Preuve de l’inaction du gouvernement face à cette situation, Amnesty International révèle que suite aux massacres d’octobre « le gouvernement a nié catégoriquement que les forces de sécurité aient commis des atteintes aux droits fondamentaux ». De même, le Premier Ministre a annoncé que les auteurs des destructions de bâtiments musulmans en juin dernier ne seraient pas inquiétés. Quant aux responsables de l’attaque visant une salle de prière, aucun n’a été traduit en justice.

UNE SITUATION DE CRISE

Amnesty International profite donc de son rapport annuel pour appeler à une prise de conscience sur la situation des Rohingyas, qui aujourd’hui ne sont plus que 800 000 à vivre dans ce pays de 51 millions d’habitants. D’un coté l’intolérance religieuse instaurée par l’État birman sépare la minorité musulmane du reste de la population et lui impose des conditions de vie précaires et dangereuses. De l’autre, cette communauté est aussi victime de nombreuses persécutions et ne peut compter sur la justice et la police pour se défendre. Une situation de crise qui amène des milliers de Rohingyas à fuir vers les pays frontaliers, au risque de mourir sur la route ou de devenir la proie de trafiquants qui les réduisent en esclavage.

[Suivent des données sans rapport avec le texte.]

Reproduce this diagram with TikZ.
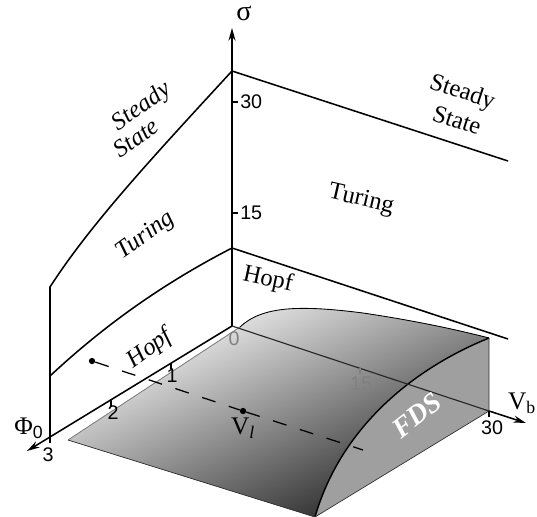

En mai dernier, le gouvernement birman a instauré un Comité central pour la mise en œuvre de la paix, de la stabilité et du développement dans l’État d’Arakan, présidé par Aung San Suu Kyi. Un comité suivi en août par une Commission consultative sur l’État d’Arakan, avec à sa tête l’ancien secrétaire général des Nations Unies, Kofi Annan. Des mesures qui semblent marquer une tentative d’apaisement des tensions. Mais face à l’urgence de la situation des Rohingyas et face aux agissements du gouvernement qui minimise les persécutions de ce peuple et n’intervient pas pour le protéger, on ne peut rester que vigilant et inquiet quant à l’évolution du sort de la minorité musulmane de Birmanie.

Pour prolonger ce sujet, vous pouvez retrouver actuellement en salles le documentaire Le Vénérable W. Présenté en sélection officielle au festival de Cannes, le film signé Barbet Schroeder suit le quotidien d’un moine bouddhiste influent et illustre avec lui, les tensions islamophobes du pays.